The commonplace art history buff will be thrilled to see sections of the museum devoted to feminist movements, migration, and contemporary graphic design.
What's on at the Stedelijk in 2020? Hybrid Sculpture, Chagall, Picasso, Mondrian, and Japanese graphic design will be sure to draw in Amsterdam locals and international visitors alike.
On a warm day in the city, locals migrate to Vondelpark to run, bike, relax, and be stereotypical healthy/ happy Europeans. The park spans 120 acres in the borough of Amsterdam-Zuid, which means there's plenty of room to sprawl out on the grass with a blanket and lunch. Even though smoking weed in public is illegal in Amsterdam, it is quietly tolerated in Vondelpark.
In between meetings, my colleagues and I often opted for lunch in Vondelpark. We made daily trips to Albert Heijn, a large chain grocery store in Holland. The store only offered one or two different brands per item, but otherwise was similar to any UK or US grocery. I chuckled as I imagined an American conservative walking into an Albert Heijn and having a conniption at the sheer lack of brand diversity.
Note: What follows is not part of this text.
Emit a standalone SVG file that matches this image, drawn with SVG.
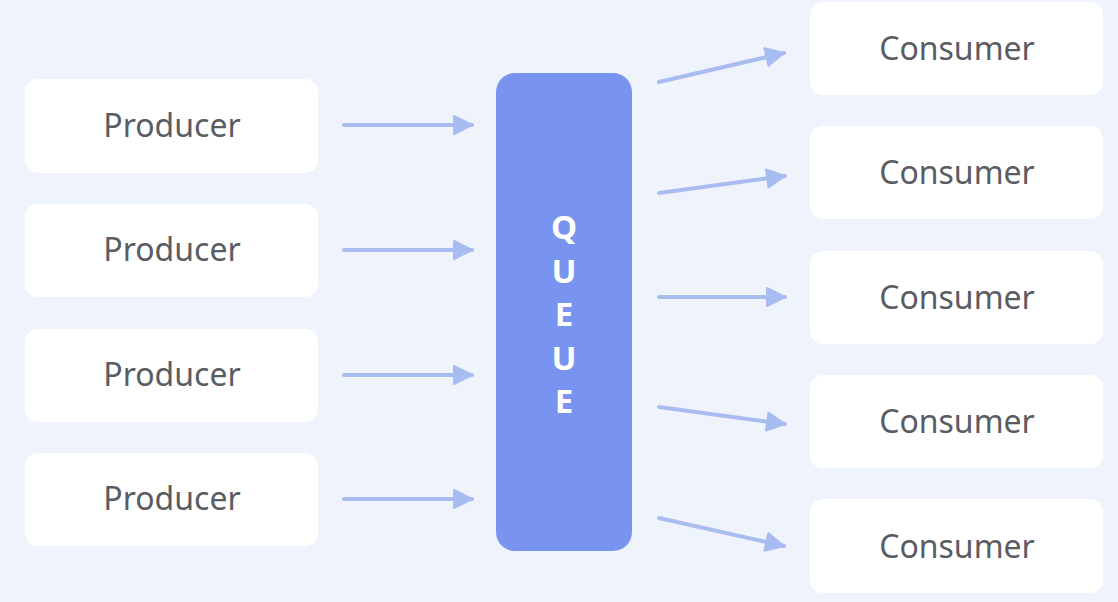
<svg xmlns="http://www.w3.org/2000/svg" width="1118" height="602" viewBox="0 0 1118 602">
<defs>
<style>
.bg{fill:#EFF4FC}
.box{fill:#FFFFFF}
.lbl{font-family:"Noto Sans","Open Sans",sans-serif;font-size:32px;fill:#595C63;text-anchor:middle}
.q{fill:#7894F0}
.qt{font-family:"Noto Sans","Open Sans",sans-serif;font-size:33px;font-weight:bold;fill:#FFFFFF;text-anchor:middle}
.arr{stroke:#A9BCF2;stroke-width:4;fill:none;stroke-linecap:round;marker-end:url(#ah)}
</style>
<marker id="ah" markerUnits="userSpaceOnUse" markerWidth="24" markerHeight="24" viewBox="0 0 24 24" refX="20" refY="12" orient="auto">
<path d="M2,3 L20,12 L2,21 Z" fill="#A9BCF2" stroke="#A9BCF2" stroke-width="2" stroke-linejoin="round"/>
</marker>
</defs>
<rect class="bg" x="0" y="0" width="1118" height="602"/>
<g id="producer1"><rect class="box" x="25" y="79" width="293" height="94" rx="13"/><text class="lbl" x="172" y="137">Producer</text></g>
<g id="producer2"><rect class="box" x="25" y="204" width="293" height="93" rx="13"/><text class="lbl" x="172" y="261">Producer</text></g>
<g id="producer3"><rect class="box" x="25" y="329" width="293" height="93" rx="13"/><text class="lbl" x="172" y="386">Producer</text></g>
<g id="producer4"><rect class="box" x="25" y="453" width="293" height="93" rx="13"/><text class="lbl" x="172" y="510">Producer</text></g>
<g id="queue"><rect class="q" x="496" y="73" width="136" height="478" rx="19"/>
<text class="qt" x="564" y="239">Q</text>
<text class="qt" x="564" y="283">U</text>
<text class="qt" x="564" y="326">E</text>
<text class="qt" x="564" y="370">U</text>
<text class="qt" x="564" y="413">E</text>
</g>
<g id="consumer1"><rect class="box" x="810" y="2" width="293" height="93" rx="13"/><text class="lbl" x="957" y="60">Consumer</text></g>
<g id="consumer2"><rect class="box" x="810" y="126" width="293" height="93" rx="13"/><text class="lbl" x="957" y="184">Consumer</text></g>
<g id="consumer3"><rect class="box" x="810" y="251" width="293" height="93" rx="13"/><text class="lbl" x="957" y="309">Consumer</text></g>
<g id="consumer4"><rect class="box" x="810" y="375" width="293" height="93" rx="13"/><text class="lbl" x="957" y="433">Consumer</text></g>
<g id="consumer5"><rect class="box" x="810" y="499" width="293" height="94" rx="13"/><text class="lbl" x="957" y="558">Consumer</text></g>
<g id="connectors">
<line class="arr" x1="344" y1="125" x2="472" y2="125"/>
<line class="arr" x1="344" y1="250" x2="472" y2="250"/>
<line class="arr" x1="344" y1="375" x2="472" y2="375"/>
<line class="arr" x1="344" y1="499" x2="472" y2="499"/>
<line class="arr" x1="659" y1="82" x2="784" y2="53"/>
<line class="arr" x1="659" y1="193" x2="785" y2="176"/>
<line class="arr" x1="659" y1="297" x2="785" y2="297"/>
<line class="arr" x1="659" y1="407" x2="785" y2="424"/>
<line class="arr" x1="659" y1="518" x2="784" y2="546"/>
</g>
</svg>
We opted for a tapas-style à la Albert Heijn lunch of chorizo, red pepper spread, Ciliegine mozzarella, hummus, olives, and freshly-baked sourdough. Encouraged by the warm sun, we concocted our own Aperol Spritz cocktails. And for dessert, because technically this counted as vacation where dessert is not only permitted but encouraged after lunch, we each had a slice of ontbijtkoek (Dutch version of spiced pound cake).
5. Café AMOI
Stylish and low-key at the same time, Café AMOI serves up some of the best Indonesian food in Amsterdam. With a refreshing cocktail menu and mix of traditional and lesser known mains, this is a good find for those in search of originality.
6. Vegan Junk Food Bar
Self-explanatory. This cozy restaurant is located in Marie Heinekenplein, an effortlessly cool square residing just outside the city center. Every day of the week you'll find young families and college kids hanging out at the Heinekenplein. VJFB's food is of the "I can't believe it's not real meat" variety, featuring menu items like no-tuna sashimi, sausage 3.0 bratwurst, and Shawarma-loaded fries.
7. San Serriffe
Did I mention the importance of supporting independent bookshops? This art bookshop is a true gem, and IMHO one of the most creative independent bookshops in Europe. Featuring masterfully crafted alternative and graphic design publications, have a stop in here to buy something you'll keep forever. The prices are great, too. After flipping through books for about an hour, I opted for Phaidon's Fear and Love and a Dutch zine about alien abductions, because yes.
8. Café de Wetering
Nestled away in the art and antiques district of the city, Spiegelkwartier, lies this cozy Dutch pub that epitomizes gezellig. The tiny drinks and snacks-only establishment is a brown café, a category of Amsterdam pubs known for their dark wood- paneled interiors complete with leather armchairs and a signature cigarette smoke smell. You'll probably see some old Dutch gentlemen nursing a pint by the fireplace, and have the residential friendly tabby cat rubbing up against your leg in no time.
We stopped here on our last night in Amsterdam, and found it was the perfect place to recount the little visit we were already nostalgic for.